Il riscaldamento globale sembra essere un fenomeno a cui non si riesce a dare tregua. Un recente studio della University of California di Irvine, pubblicato su Science, descrive gli effetti che l’aumento delle temperature avrebbe nell’arco dei prossimi 300 anni. Se si continua così, il clima del nostro Pianeta rischia di cambiare drasticamente e non ci vorrà molto per trasformare la Terra in un luogo ben poco ospitale. Le conseguenze di questo processo non sono poche e di certo non trascurabili, come un forte declino della pescosità di mari e oceani, che perderebbero in media più del 20 per cento della loro produttività entro il 2300.

Per i loro studi, i climatologi californiani si sono rifatti al quadro più drammatico che poteva emergere, prendendo in considerazione il ritmo del momento e senza sosta.

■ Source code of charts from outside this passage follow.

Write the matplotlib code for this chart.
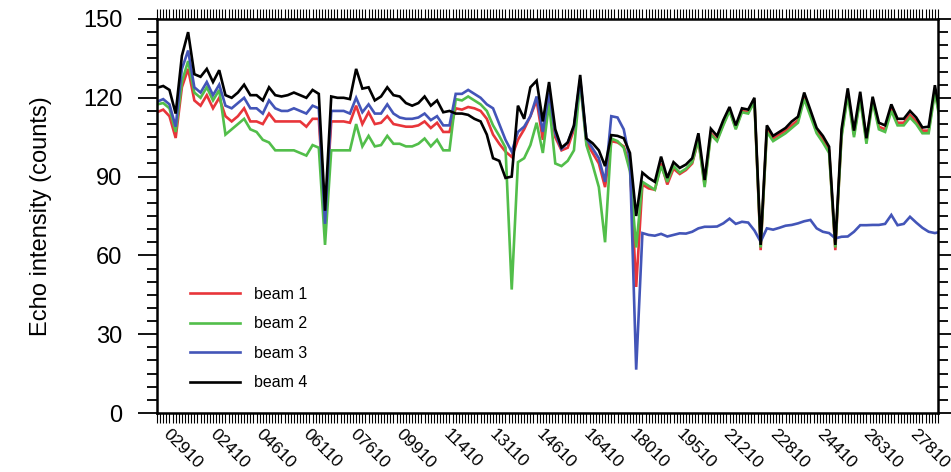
import numpy as np
import matplotlib
matplotlib.use("Agg")
import matplotlib.pyplot as plt
from matplotlib.ticker import MultipleLocator, FixedLocator

plt.rcParams['font.family'] = ['Liberation Sans', 'DejaVu Sans']

# sample index (every second record of 252)
idx = np.arange(0, 253, 2)

beam1 = [114.5, 115.5, 113, 104.7, 124, 131, 119, 117, 121, 116, 120, 113,
         111, 113, 116, 111, 111, 110, 114, 111, 111, 111, 111, 111, 109, 112,
         112, 73, 111, 111, 111, 110.5, 117, 110, 114.5, 110, 110.5, 113, 110, 109.5,
         109, 109, 109.5, 111, 108.5, 110.5, 107, 107, 116, 115.5, 116.5, 116,
         115, 112, 106, 102.5, 99.5, 97.5, 104, 108, 113, 119, 104, 121.5,
         105, 100, 101, 108, 126.5, 103, 99, 95, 86, 103.5, 103, 101.5,
         94, 48, 87, 85.5, 85, 95, 87, 93, 91, 92.5, 95, 104,
         87, 106.5, 104, 110, 115.5, 108.5, 115, 114.5, 119, 62, 108, 104.5,
         106, 107.5, 109.5, 111.5, 120.5, 114, 107.5, 104, 100, 62, 106, 122,
         106, 120.5, 103.5, 119.5, 109, 108, 116, 110.5, 110.5, 113.5, 111, 107.5,
         107.5, 123, 110]

beam2 = [117.5, 118, 116, 107, 126, 134, 122, 120, 124, 119, 123, 106,
         108, 110, 112, 108, 107, 104, 103, 100, 100, 100, 100, 99, 98, 102,
         101, 64, 100, 100, 100, 100, 110, 101.5, 105.5, 101.5, 102, 105.5, 102.5, 102.5,
         101.5, 101.5, 102.5, 104.5, 101.5, 104, 100, 100, 119.5, 119, 120.5, 119,
         117.5, 115, 109.5, 105.5, 101, 47, 95.5, 97, 102, 110.5, 99, 118,
         95, 94, 96, 100, 126, 102, 94.5, 86, 65, 104.5, 103.5, 101,
         92, 63, 88, 86.5, 85, 94, 88, 94, 91.5, 93, 95.5, 104,
         86, 106, 103.5, 109.5, 115, 108, 114.5, 114, 118.5, 63, 107, 103.5,
         105, 106.5, 108.5, 110.5, 119.5, 113, 106.5, 103, 99, 63, 105, 121,
         105, 119.5, 102.5, 118.5, 108, 107, 115, 109.5, 109.5, 112.5, 110, 106.5,
         106.5, 122, 109]

beam3 = [118.5, 119.5, 117.5, 109, 131, 138, 124, 122, 126, 121, 125, 117,
         116, 118, 120, 116, 116, 114, 119, 116, 115, 115, 116, 115, 114, 117,
         116, 72, 115, 115, 115, 114, 120, 114.5, 117.5, 114, 114, 117.5, 114, 112.5,
         112, 112, 112.5, 114, 111.5, 113, 109.5, 109.5, 121.5, 121.5, 123, 121.5,
         120, 117.5, 116, 110, 104, 99.5, 107, 109, 113, 120.5, 107, 122,
         106.5, 100.5, 103, 109, 127, 104.5, 100.7, 97, 88, 113, 112.5, 108,
         96, 16.5, 68.5, 67.8, 67.5, 68.2, 67.2, 67.8, 68.4, 68.3, 69, 70.3,
         70.9, 70.9, 71, 72.2, 74, 72, 72.8, 72.5, 69.5, 65.2, 70.3, 69.8,
         70.5, 71.3, 71.6, 72.2, 73, 73.5, 70.3, 69, 68.5, 66.5, 67.1, 67.2,
         69, 71.5, 71.5, 71.6, 71.6, 72, 75.4, 71.5, 72, 74.7, 72.5, 70.5,
         69, 68.5, 69]

beam4 = [123.8, 124.5, 123, 114, 136, 145, 129, 128, 131, 126, 130.5, 121,
         120, 122, 125, 121, 121, 119, 124, 121, 120.5, 121, 122, 121, 120, 123,
         121.5, 77, 120.5, 120, 120, 119.5, 131, 123.5, 124, 119, 120.5, 124, 121, 120.5,
         118, 117, 118, 120.5, 117, 119, 114.5, 115, 114, 114, 113.5, 112,
         111, 106, 97, 96, 89.5, 90, 117, 112, 124, 126.5, 111, 126,
         108, 101, 103, 109.5, 128.7, 104.5, 102.7, 100, 94, 105.8, 105.5, 104.6,
         99, 75, 91.5, 89.5, 88, 97.6, 89.5, 95.5, 93.3, 94.6, 97, 106.5,
         88.7, 108.2, 105.5, 111.5, 116.5, 109.5, 116, 115.5, 120, 64, 109.5, 105.5,
         107, 108.5, 111, 112.8, 122, 115.3, 108.5, 105.5, 101.4, 64, 108, 123.6,
         107.5, 122.3, 104.6, 120.4, 110.5, 109.5, 117.5, 112, 112, 115, 112.5, 108.7,
         109, 124.8, 111]

tick_pos = [1, 16, 31, 46, 61, 76, 91, 106, 121, 136, 151, 166, 181, 196, 211, 226, 241]
tick_lab = ['02910', '02410', '04610', '06110', '07610', '09910', '11410', '13110', '14610',
            '16410', '18010', '19510', '21210', '22810', '24410', '26310', '27810']

colors = ['#e8353a', '#52be4a', '#4355b8', '#000000']
names = ['beam 1', 'beam 2', 'beam 3', 'beam 4']

fig = plt.figure(figsize=(9.51, 4.72), dpi=100)
ax = fig.add_axes([157 / 951, 1 - 413 / 472, 781 / 951, 394 / 472])

for data, c, n in zip([beam1, beam2, beam3, beam4], colors, names):
    ax.plot(idx, data, color=c, lw=1.9, label=n, solid_joinstyle='miter')

ax.set_xlim(0, 251)
ax.set_ylim(0, 150)

for s in ax.spines.values():
    s.set_linewidth(1.8)

ax.yaxis.set_major_locator(MultipleLocator(30))
ax.yaxis.set_minor_locator(MultipleLocator(5))
ax.tick_params(axis='y', which='both', direction='out', left=True, right=True,
               labelsize=17, width=1.3, pad=11)
ax.tick_params(axis='y', which='major', length=14)
ax.tick_params(axis='y', which='minor', length=7)

ax.xaxis.set_major_locator(FixedLocator(tick_pos))
ax.xaxis.set_minor_locator(MultipleLocator(1))
ax.tick_params(axis='x', which='both', direction='out', bottom=True, top=True,
               length=7, width=0.8)
ax.set_xticklabels(tick_lab, rotation=-45, ha='left', va='top', fontsize=12.5)
ax.tick_params(axis='x', which='major', pad=3)

ax.set_ylabel('Echo intensity (counts)', fontsize=17, labelpad=22)

ax.legend(loc='upper left', bbox_to_anchor=(190 / 951, 1 - 287 / 472),
          bbox_transform=fig.transFigure, frameon=False, fontsize=11.5,
          handlelength=3.1, handletextpad=0.9, labelspacing=0.9,
          borderpad=0, borderaxespad=0)

fig.savefig('out.png', dpi=100)
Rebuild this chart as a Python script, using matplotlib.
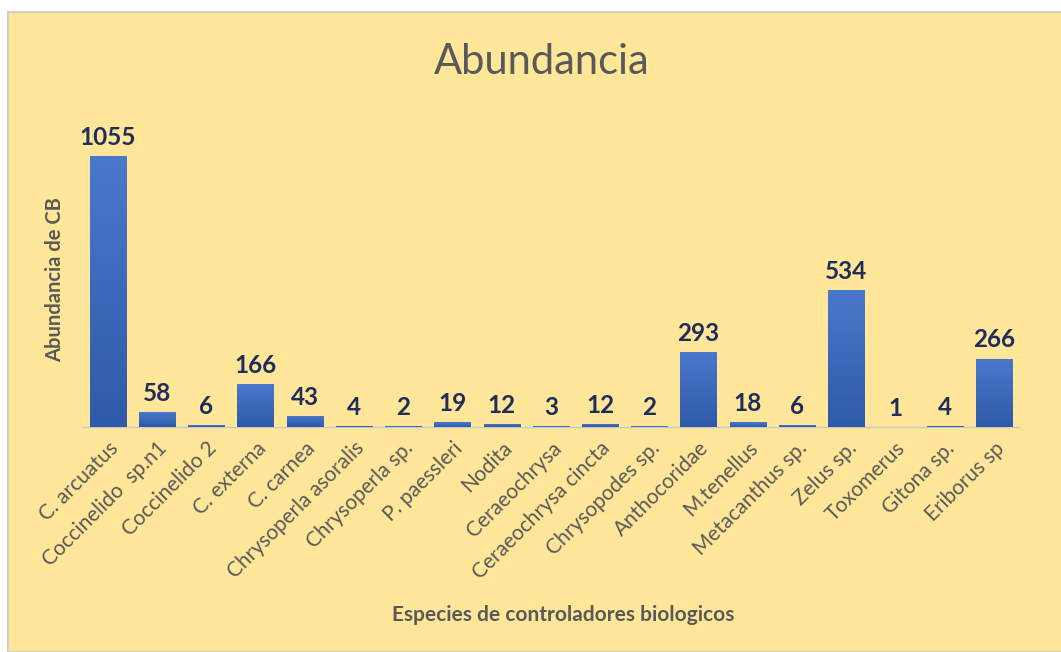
import numpy as np
import matplotlib
matplotlib.use('Agg')
import matplotlib.pyplot as plt
from matplotlib.patches import Rectangle
from matplotlib.colors import LinearSegmentedColormap

# Data
species = ['C. arcuatus', 'Coccinelido  sp.n1', 'Coccinelido 2', 'C. externa', 'C. carnea',
           'Chrysoperla asoralis', 'Chrysoperla sp.', 'P. paessleri', 'Nodita',
           'Ceraeochrysa', 'Ceraeochrysa cincta', 'Chrysopodes sp.', 'Anthocoridae',
           'M.tenellus', 'Metacanthus sp.', 'Zelus sp.', 'Toxomerus', 'Gitona sp.',
           'Eriborus sp']
abundance = [1055, 58, 6, 166, 43, 4, 2, 19, 12, 3, 12, 2, 293, 18, 6, 534, 1, 4, 266]

plt.rcParams['font.family'] = ['Lato', 'DejaVu Sans']

W, H = 1061, 652
fig = plt.figure(figsize=(W / 100, H / 100), dpi=100)
fig.patch.set_facecolor('white')

# yellow chart area (drawn behind everything)
fig.patches.append(Rectangle((8 / W, 0), 1, 1 - 12 / H, transform=fig.transFigure,
                             facecolor='#FFE699', edgecolor='#D0D0D0', linewidth=1.5,
                             zorder=-10))

ax = fig.add_axes([83.4 / W, 1 - 427 / H, 935.2 / W, 317 / H])
ax.set_facecolor('none')

x = np.arange(len(species))
bars = ax.bar(x, abundance, width=0.74, color='#4472C4', zorder=2)

# vertical gradient on the bars
cmap = LinearSegmentedColormap.from_list('blu', ['#2F5AA8', '#4A78CC'])
grad = np.linspace(0, 1, 256).reshape(-1, 1)
for b in bars:
    bx, by = b.get_x(), b.get_y()
    bw, bh = b.get_width(), b.get_height()
    im = ax.imshow(grad, extent=[bx, bx + bw, by, by + bh], origin='lower',
                   cmap=cmap, aspect='auto', zorder=3)
    im.set_clip_path(b)

ax.set_xlim(-0.5, len(species) - 0.5)
ax.set_ylim(0, 1234)

for xi, v in zip(x, abundance):
    ax.text(xi, v + 28, str(v), ha='center', va='bottom', fontsize=17.5,
            fontweight='bold', color='#1F2D5A')

ax.set_xticks(x)
ax.set_xticklabels(species, rotation=45, ha='right', rotation_mode='anchor',
                   fontsize=15, color='#595959')
ax.tick_params(axis='x', length=0, pad=8)
ax.set_yticks([])
for s in ['top', 'right', 'left']:
    ax.spines[s].set_visible(False)
ax.spines['bottom'].set_color('#C8C8C8')
ax.spines['bottom'].set_linewidth(1)

fig.text(542 / W, 1 - 62 / H, 'Abundancia', ha='center', va='center',
         fontsize=30, color='#595959')
fig.text(563 / W, 1 - 615 / H, 'Especies de controladores biologicos', ha='center',
         va='center', fontsize=15, fontweight='bold', color='#595959')
fig.text(55 / W, 1 - 280 / H, 'Abundancia de CB', ha='center', va='center',
         rotation=90, fontsize=14.5, fontweight='bold', color='#595959')

fig.savefig('out.png', dpi=100)
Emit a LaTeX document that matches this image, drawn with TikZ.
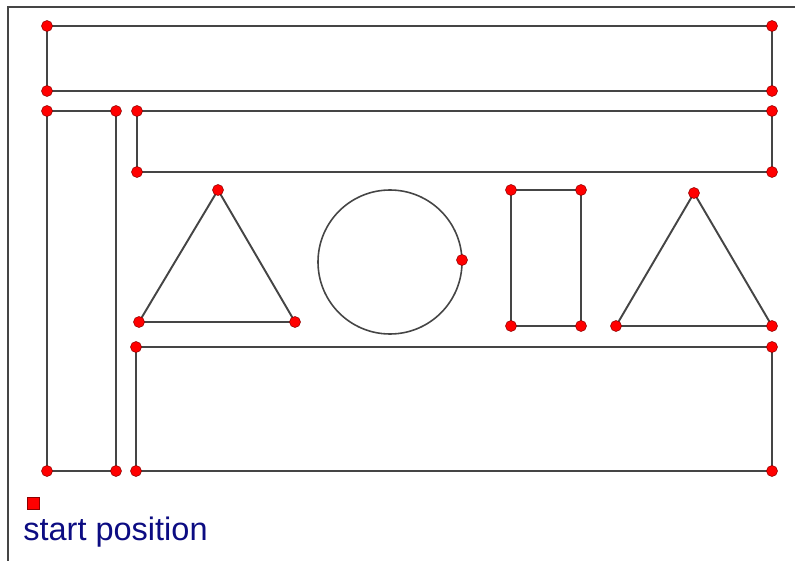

A quel punto, è stato possibile determinare un aumento delle temperature di quasi 10 gradi entro il 2300 e condizioni estreme in cui le calotte polari si scioglierebbero quasi completamente, sommergendo le isole e inondando grandi porzioni di terraferma, modificando temperature e correnti di mari e oceani.

Uno scenario difficile da immaginare, ma nel quale sicuramente la vita di molte specie non sarebbe affatto facile. Quelle che avrebbero la peggio sarebbero le forme di vita che abitano appunto mari e oceani, per colpa di un cambiamento radicale del ciclo di distribuzione delle sostanze nutritive negli ambienti marini del globo.

“Nelle condizioni che abbiamo analizzato si osserverebbero forti modifiche nella crescita del fitoplancton e nelle correnti oceaniche nell’area dell’Antartide, e questo avrebbe come effetto un trasferimento importante di nutrienti dalla superficie verso le profondità dell’oceano – spiega Keith Moore, professore di Earth system science della University of California di Irvine e coordinatore della ricerca -. È proprio nell’aria dell’Antartide che oggi le correnti spingono i nutrienti verso la superficie dell’oceano, muovendoli poi verso nord per alimentare il plancton e le popolazioni ittiche delle latitudini più settentrionali”.

In realtà, nello scenario descritto dai modelli climatici questo processo non funzionerebbe così, poiché i nutrienti verrebbero bloccati in profondità nell’area antartica. A questo punto, si provocherebbe una crescita rigogliosa del fitoplancton locale che contribuirebbe ulteriormente a intrappolare le sostanze nutritive, impedendogli di raggiungere le zone più settentrionali. E così a latitudini maggiori scarseggerebbero sia il plancton (che rappresenta la base della catena alimentari degli ecosistemi marini) che i pesci.

Una stima globale porterebbe a ipotizzare che nel 2300 questi fenomeni diminuirebbero la pescosità delle acque di circa il 20 per cento. Se già questo dato ci può sembrare allarmante, bisogna sottolineare che altre zone saranno colpite da una diminuzione del 60 per cento, come nell’Atlantico del nord, e del 50 per cento, come nel Pacifico occidentale. Cifre preoccupanti sia a livello ambientale che per il possibile impatto sull’alimentazione umana. I ricercatori, infatti, stimano che questo processo potrebbe protrarsi per tantissimo tempo se si continua a produrre gas serra ai ritmi attuali. L’impoverimento delle acque oceaniche emerso dallo studio potrebbe durare anche più di un millennio.

“È questo che ci aspetta se non riusciremo a porre un freno al riscaldamento globale – conclude Moore -. Siamo ancora in tempo per riuscire a evitare un ulteriore aumento delle temperature e per tornare ad avere un clima stabile entro la fine di questo secolo. Per farlo, però, sarà essenziale ridurre fortemente il nostro ricorso ai carburanti fossili e le emissioni di gas inquinanti”.